Several hours after Norwich lost to Bishop Ludden, a post-game comment from NHS head coach Tom Collier struck a chord. “Bishop Ludden was the better team, and the better team won,” he said. “It’s hard for us to accept that, but that is what sports is all about.”
When you’re playing for a championship, only one team hoists the trophy, and its players are the last ones smiling. Too often you hear parents, fans, and often players and coaches making excuses for losing. Many coaches, gracious in defeat, will follow the comments post haste with the obligatory “would’ve, could’ve” rationales. I have no doubt, behind closed doors, Norwich’s players and coaches wished they had shot the ball better over the first three quarters. By our count, shooting 10-for-39 (25.6 percent) will not win too many titles at this level of basketball.

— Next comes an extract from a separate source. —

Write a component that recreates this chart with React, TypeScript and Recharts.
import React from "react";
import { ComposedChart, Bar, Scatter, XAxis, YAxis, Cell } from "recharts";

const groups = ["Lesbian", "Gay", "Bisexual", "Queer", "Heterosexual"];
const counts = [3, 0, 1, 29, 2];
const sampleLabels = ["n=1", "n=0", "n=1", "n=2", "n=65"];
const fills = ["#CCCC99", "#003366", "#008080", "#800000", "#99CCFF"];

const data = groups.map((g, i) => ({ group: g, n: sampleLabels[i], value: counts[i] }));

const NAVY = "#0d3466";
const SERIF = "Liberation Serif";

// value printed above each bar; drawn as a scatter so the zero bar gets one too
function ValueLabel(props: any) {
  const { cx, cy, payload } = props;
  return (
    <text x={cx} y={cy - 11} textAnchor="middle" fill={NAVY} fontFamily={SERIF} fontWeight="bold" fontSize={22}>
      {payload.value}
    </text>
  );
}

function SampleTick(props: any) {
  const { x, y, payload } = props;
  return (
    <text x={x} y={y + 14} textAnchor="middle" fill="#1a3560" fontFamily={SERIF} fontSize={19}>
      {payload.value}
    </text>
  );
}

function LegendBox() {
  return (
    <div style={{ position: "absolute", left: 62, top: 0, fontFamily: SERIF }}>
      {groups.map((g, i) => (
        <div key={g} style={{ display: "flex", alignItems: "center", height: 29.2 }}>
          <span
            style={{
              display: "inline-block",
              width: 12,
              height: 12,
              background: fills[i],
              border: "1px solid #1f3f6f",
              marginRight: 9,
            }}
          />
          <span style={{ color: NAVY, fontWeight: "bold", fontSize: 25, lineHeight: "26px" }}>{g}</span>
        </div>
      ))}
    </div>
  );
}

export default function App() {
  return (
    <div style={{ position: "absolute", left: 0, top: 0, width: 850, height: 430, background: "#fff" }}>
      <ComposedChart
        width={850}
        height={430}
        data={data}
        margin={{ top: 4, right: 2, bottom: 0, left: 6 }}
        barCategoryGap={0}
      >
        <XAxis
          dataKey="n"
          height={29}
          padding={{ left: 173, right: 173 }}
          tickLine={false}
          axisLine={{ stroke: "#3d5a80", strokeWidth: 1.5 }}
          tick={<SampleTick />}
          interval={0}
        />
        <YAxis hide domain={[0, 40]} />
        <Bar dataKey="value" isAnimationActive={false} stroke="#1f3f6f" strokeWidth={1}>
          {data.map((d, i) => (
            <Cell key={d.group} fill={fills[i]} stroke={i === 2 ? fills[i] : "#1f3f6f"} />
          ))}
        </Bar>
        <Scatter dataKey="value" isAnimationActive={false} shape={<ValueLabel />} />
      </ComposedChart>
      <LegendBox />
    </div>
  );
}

Matching up the advantages and disadvantages, Norwich was the better established perimeter shooting team. The Gaelic Knights were more of an up-tempo team that created easy buckets off of its defense or in defense-to-offense transition. Only one starter, Cameron Littlejohn, averaged at least one three-pointer per game, and Ludden made just one three-pointer in its 12-point win over the Tornado.

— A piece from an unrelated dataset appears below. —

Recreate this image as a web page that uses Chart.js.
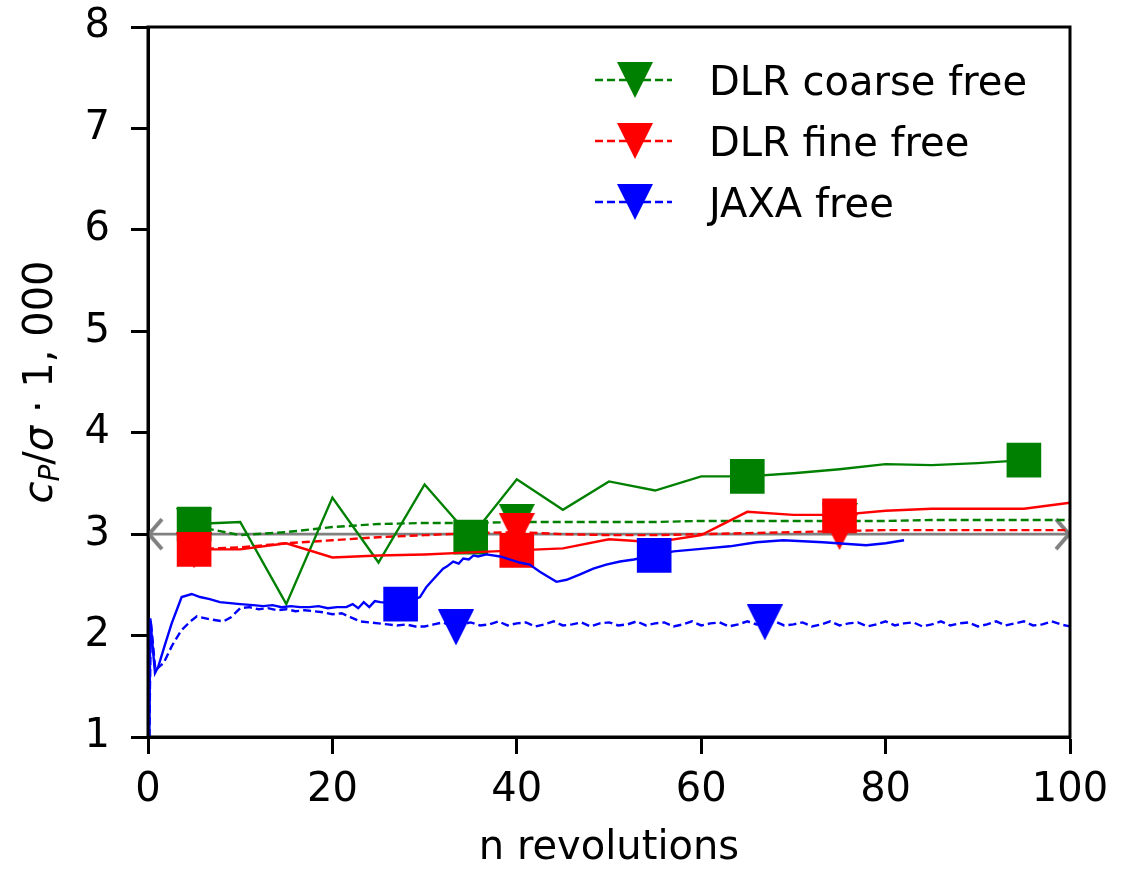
<!DOCTYPE html>
<html>
<head>
<meta charset="utf-8">
<script src="https://cdn.jsdelivr.net/npm/chart.js@4.4.0/dist/chart.umd.min.js"></script>
<style>
    body { margin: 0; background: #fff; }
    #wrap { width: 1128px; height: 869px; }
</style>
</head>
<body>
<div id="wrap"><canvas id="cpChart"></canvas></div>
<script>
// Power coefficient over revolutions: DLR coarse / fine and JAXA, free (dashed) vs fixed (solid)

// axis ticks
const xTicks = [0, 20, 40, 60, 80, 100];
const yTicks = [1, 2, 3, 4, 5, 6, 7, 8];

// DLR grids, one value every 5 revolutions
const dlrCoarseRev = [5, 10, 15, 20, 25, 30, 35, 40, 45, 50, 55, 60, 65, 70, 75, 80, 85, 90, 95];
const dlrCoarseFixed = [3.10, 3.12, 2.31, 3.36, 2.72, 3.49, 2.97, 3.54, 3.24, 3.52, 3.43, 3.57, 3.57, 3.60, 3.64, 3.69, 3.68, 3.70, 3.73];

const dlrRev = [5, 10, 15, 20, 25, 30, 35, 40, 45, 50, 55, 60, 65, 70, 75, 80, 85, 90, 95, 100];
const dlrCoarseFree = [3.08, 2.99, 3.02, 3.07, 3.10, 3.11, 3.11, 3.12, 3.12, 3.12, 3.12, 3.13, 3.13, 3.13, 3.13, 3.13, 3.14, 3.14, 3.14, 3.14];
const dlrFineFixed = [2.85, 2.85, 2.91, 2.77, 2.79, 2.80, 2.82, 2.84, 2.86, 2.95, 2.92, 2.99, 3.22, 3.19, 3.19, 3.23, 3.25, 3.25, 3.25, 3.31];
const dlrFineFree = [2.85, 2.87, 2.91, 2.94, 2.97, 2.99, 3.01, 3.02, 3.00, 2.99, 2.99, 3.00, 3.01, 3.02, 3.03, 3.04, 3.04, 3.04, 3.04, 3.04];

// JAXA, finer time resolution
const jaxaFixedRev = [0.15, 0.25, 0.45, 0.76, 1.1, 1.84, 2.57, 3.65, 4.74, 5.64, 6.7, 7.8, 8.9, 10, 11.4,
    12.5, 13.5, 14.5, 15.5, 16.5, 17.5, 18.5, 19.5, 20.5, 21.5, 22.2, 22.8, 23.4, 24.0, 24.6,
    25.2, 26.3, 27.4, 28.5, 29.5, 30.2, 30.9, 32.0, 32.4, 33.1, 33.7, 34.2, 34.8, 35.3, 35.8,
    36.7, 38.2, 40.3, 41.4, 42.5, 44.3, 45.4, 46.8, 48.3, 49.7, 51.2, 52.7, 54.9, 57.0, 60.6,
    63.1, 66.0, 68.9, 73.2, 77.9, 80.0, 82.0];
const jaxaFixed = [1.00, 2.17, 1.95, 1.63, 1.69, 1.91, 2.12, 2.38, 2.41, 2.38, 2.36, 2.33, 2.32, 2.31, 2.30,
    2.29, 2.30, 2.28, 2.29, 2.28, 2.28, 2.29, 2.27, 2.28, 2.28, 2.31, 2.27, 2.33, 2.28, 2.34,
    2.33, 2.32, 2.31, 2.34, 2.38, 2.48, 2.55, 2.66, 2.68, 2.73, 2.71, 2.76, 2.75, 2.79, 2.78,
    2.80, 2.78, 2.72, 2.70, 2.63, 2.53, 2.55, 2.60, 2.66, 2.70, 2.73, 2.75, 2.79, 2.83, 2.86,
    2.88, 2.92, 2.94, 2.92, 2.89, 2.91, 2.94];

const jaxaFreeRev = [0.15, 0.3, 0.8, 1.7, 2.6, 3.6, 4.6, 5.3, 6.7, 8.2, 9, 10, 11, 12, 13, 14, 15, 16, 17, 18, 19, 20,
    21, 22, 23, 24, 25, 26, 27, 28, 29, 30, 31, 32, 33, 34, 35, 36, 37, 38, 39, 40,
    41, 42, 43, 44, 45, 46, 47, 48, 49, 50, 51, 52, 53, 54, 55, 56, 57, 58, 59, 60,
    61, 62, 63, 64, 65, 66, 67, 68, 69, 70, 71, 72, 73, 74, 75, 76, 77, 78, 79, 80,
    81, 82, 83, 84, 85, 86, 87, 88, 89, 90, 91, 92, 93, 94, 95, 96, 97, 98, 99, 100];
const jaxaFree = [1.00, 2.15, 1.66, 1.73, 1.90, 2.05, 2.14, 2.19, 2.16, 2.14, 2.18, 2.27, 2.28, 2.26, 2.27, 2.25, 2.26, 2.24, 2.25, 2.24, 2.23, 2.21,
    2.22, 2.18, 2.14, 2.13, 2.12, 2.11, 2.10, 2.11, 2.09, 2.09, 2.11, 2.13, 2.09, 2.11, 2.13, 2.10, 2.11, 2.14, 2.10, 2.12,
    2.13, 2.09, 2.11, 2.14, 2.10, 2.11, 2.13, 2.09, 2.12, 2.13, 2.10, 2.11, 2.14, 2.10, 2.12, 2.13, 2.09, 2.11, 2.14, 2.10,
    2.12, 2.13, 2.09, 2.11, 2.14, 2.11, 2.13, 2.14, 2.10, 2.11, 2.13, 2.09, 2.11, 2.14, 2.10, 2.12, 2.13, 2.09, 2.11, 2.14,
    2.10, 2.12, 2.13, 2.09, 2.11, 2.14, 2.10, 2.12, 2.13, 2.09, 2.11, 2.14, 2.10, 2.12, 2.14, 2.10, 2.11, 2.14, 2.11, 2.09];

// marker positions (every few samples)
const coarseSquareRev = [5, 35, 65, 95];
const coarseSquareCp = [3.10, 2.97, 3.57, 3.73];
const fineSquareRev = [5, 40, 75];
const fineSquareCp = [2.85, 2.84, 3.18];
const jaxaSquareRev = [27.4, 54.9];
const jaxaSquareCp = [2.31, 2.79];
const coarseTriRev = [5, 40, 75];
const coarseTriCp = [3.08, 3.12, 3.13];
const fineTriRev = [5, 40, 75];
const fineTriCp = [2.84, 3.03, 3.02];
const jaxaTriRev = [33.4, 66.9];
const jaxaTriCp = [2.08, 2.13];

// reference level
const refRev = [0, 100];
const refCp = [3.0, 3.0];

const legendLabels = ['DLR coarse free', 'DLR fine free', 'JAXA free'];
const legendColors = ['#008000', '#ff0000', '#0000ff'];

const FONT = '"DejaVu Sans", sans-serif';
Chart.defaults.font.family = FONT;
Chart.defaults.color = '#000';

function toPoints(xs, ys) {
    return xs.map((x, i) => ({ x: x, y: ys[i] }));
}

// downward triangle like matplotlib 'v'
function makeTriangle(color, size) {
    const c = document.createElement('canvas');
    c.width = size; c.height = size;
    const g = c.getContext('2d');
    g.fillStyle = color;
    g.beginPath();
    g.moveTo(0, 0);
    g.lineTo(size, 0);
    g.lineTo(size / 2, size);
    g.closePath();
    g.fill();
    return c;
}

// open chevron for the reference line ends
function makeChevron(dir) {
    const c = document.createElement('canvas');
    c.width = 40; c.height = 40;
    const g = c.getContext('2d');
    g.strokeStyle = '#808080';
    g.lineWidth = 4;
    g.beginPath();
    if (dir < 0) {
        g.moveTo(34, 5); g.lineTo(21, 20); g.lineTo(34, 35);
    } else {
        g.moveTo(6, 5); g.lineTo(19, 20); g.lineTo(6, 35);
    }
    g.stroke();
    return c;
}

const triangles = legendColors.map(col => makeTriangle(col, 36));
const chevrons = [makeChevron(-1), makeChevron(1)];

function lineSet(xs, ys, color, dashed, width) {
    return {
        data: toPoints(xs, ys),
        showLine: true,
        borderColor: color,
        backgroundColor: color,
        borderWidth: width || 2.4,
        borderDash: dashed ? [8, 4] : [],
        pointRadius: 0,
        tension: 0
    };
}

function squareSet(xs, ys, color) {
    return {
        data: toPoints(xs, ys),
        showLine: false,
        pointStyle: 'rect',
        pointRadius: 24.5,
        borderWidth: 0,
        backgroundColor: color,
        borderColor: color
    };
}

function triangleSet(xs, ys, img) {
    return {
        data: toPoints(xs, ys),
        showLine: false,
        pointStyle: img,
        pointRadius: 18,
        borderWidth: 0
    };
}

// bottom to top
const layers = [
    Object.assign(lineSet(refRev, refCp, '#808080', false, 2.6), { pointRadius: 18, pointStyle: chevrons }),
    lineSet(dlrRev, dlrCoarseFree, '#008000', true),
    triangleSet(coarseTriRev, coarseTriCp, triangles[0]),
    lineSet(dlrRev, dlrFineFree, '#ff0000', true),
    triangleSet(fineTriRev, fineTriCp, triangles[1]),
    lineSet(jaxaFreeRev, jaxaFree, '#0000ff', true),
    triangleSet(jaxaTriRev, jaxaTriCp, triangles[2]),
    lineSet(dlrCoarseRev, dlrCoarseFixed, '#008000', false),
    squareSet(coarseSquareRev, coarseSquareCp, '#008000'),
    lineSet(dlrRev, dlrFineFixed, '#ff0000', false),
    squareSet(fineSquareRev, fineSquareCp, '#ff0000'),
    lineSet(jaxaFixedRev, jaxaFixed, '#0000ff', false),
    squareSet(jaxaSquareRev, jaxaSquareCp, '#0000ff')
];
layers.forEach((ds, i) => { ds.order = layers.length - i; });

// frame on all four sides, above the data
const framePlugin = {
    id: 'frame',
    afterDatasetsDraw(chart) {
        const { ctx, chartArea: a } = chart;
        ctx.save();
        ctx.strokeStyle = '#000';
        ctx.lineWidth = 3;
        ctx.strokeRect(a.left, a.top, a.right - a.left, a.bottom - a.top);
        ctx.restore();
    }
};

// y axis title with italic symbols and subscript
const yTitlePlugin = {
    id: 'yTitle',
    afterDraw(chart) {
        const ctx = chart.ctx;
        const parts = [
            { text: 'c', font: 'italic 40px ' + FONT },
            { text: 'P', font: 'italic 28px ' + FONT, dy: 7 },
            { text: '/', font: '40px ' + FONT },
            { text: 'σ', font: 'italic 40px ' + FONT },
            { text: ' · ', font: '40px ' + FONT },
            { text: '1, 000', font: '40px ' + FONT }
        ];
        let total = 0;
        ctx.save();
        parts.forEach(p => { ctx.font = p.font; p.w = ctx.measureText(p.text).width; total += p.w; });
        const cy = (chart.chartArea.top + chart.chartArea.bottom) / 2;
        ctx.translate(52, cy);
        ctx.rotate(-Math.PI / 2);
        ctx.fillStyle = '#000';
        ctx.textBaseline = 'alphabetic';
        let x = -total / 2;
        parts.forEach(p => {
            ctx.font = p.font;
            ctx.fillText(p.text, x, p.dy || 0);
            x += p.w;
        });
        ctx.restore();
    }
};

// legend for the free runs only
const legendPlugin = {
    id: 'freeLegend',
    afterDraw(chart) {
        const ctx = chart.ctx;
        legendLabels.forEach((label, i) => {
            const y = 80 + i * 61;
            ctx.save();
            ctx.strokeStyle = legendColors[i];
            ctx.lineWidth = 2.4;
            ctx.setLineDash([8, 4]);
            ctx.beginPath();
            ctx.moveTo(595, y);
            ctx.lineTo(672, y);
            ctx.stroke();
            ctx.drawImage(triangles[i], 635 - 18, y - 18);
            ctx.fillStyle = '#000';
            ctx.font = '40px ' + FONT;
            ctx.textBaseline = 'alphabetic';
            ctx.fillText(label, 709, y + 15);
            ctx.restore();
        });
    }
};

new Chart(document.getElementById('cpChart'), {
    type: 'scatter',
    data: { datasets: layers },
    options: {
        responsive: true,
        maintainAspectRatio: false,
        animation: false,
        layout: { padding: { left: 0, right: 58, top: 27, bottom: 0 } },
        plugins: {
            legend: { display: false },
            tooltip: { enabled: false }
        },
        scales: {
            x: {
                type: 'linear',
                min: 0,
                max: 100,
                afterFit: s => { s.height = 132; s.paddingLeft = 0; s.paddingRight = 0; },
                afterBuildTicks: s => { s.ticks = xTicks.map(v => ({ value: v })); },
                ticks: { font: { size: 40 }, color: '#000', padding: 13, maxRotation: 0 },
                grid: { drawOnChartArea: false, drawTicks: true, tickLength: 17, tickWidth: 3, tickColor: '#000' },
                border: { display: true, width: 3, color: '#000' },
                title: { display: true, text: 'n revolutions', color: '#000', font: { size: 40, lineHeight: 1 }, padding: { top: 0, bottom: 0 } }
            },
            y: {
                type: 'linear',
                min: 1,
                max: 8,
                afterFit: s => { s.width = 148; s.paddingTop = 0; s.paddingBottom = 0; },
                afterBuildTicks: s => { s.ticks = yTicks.map(v => ({ value: v })); },
                ticks: { font: { size: 40 }, color: '#000', padding: 21 },
                grid: { drawOnChartArea: false, drawTicks: true, tickLength: 17, tickWidth: 3, tickColor: '#000' },
                border: { display: true, width: 3, color: '#000' }
            }
        }
    },
    plugins: [framePlugin, yTitlePlugin, legendPlugin]
});
</script>
</body>
</html>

Norwich, meanwhile, made 115 three-pointers this season. It wasn’t Norwich’s team record for threes by a long shot, but the three ball keyed a 20-point comeback victory for the Class B title. The three-pointer was certainly a big part of the Norwich offense all season, and Kyle Edwards, Dennis Oralls, and Eric Walling proved themselves adept from long range. Norwich had plenty of good looks from 20 feet last Saturday, some of the same shots that went in one week earlier against CV. Overall, the Tornado made less than 20 percent of its three-point attempts, a statistic again summed up perfectly by Collier: “Sometimes the shots just don’t fall.”
That’s just basketball.
Are you a student of bracketology? This week we’re running the brackets for the men’s basketball March Madness Contest. As was the case last year, the first four games are a virtual gimme if you wait for the results before submitting your entry. Let me remind you: Those first four games (Tuesday and Wednesday) may be “gimmes,” but they are not “freebies.” If you leave that section of the bracket empty, I will gleefully mark them wrong with my red marker. (Or black, depending on which sharpie still has ink left.) I believe I am still scarred from my college freshman year when my English teacher had more words written in red than the entirety of my essays. Monday’s entry was on page 10, and if you’ll notice, we’re handing out $75 to this year’s winner. If you play your cards right, we may even snap a photo of the grand champion. The deadline to hand-deliver entries is this Thursday at 12 p.m. Mailed entries should by postmarked by Wednesday, March 14.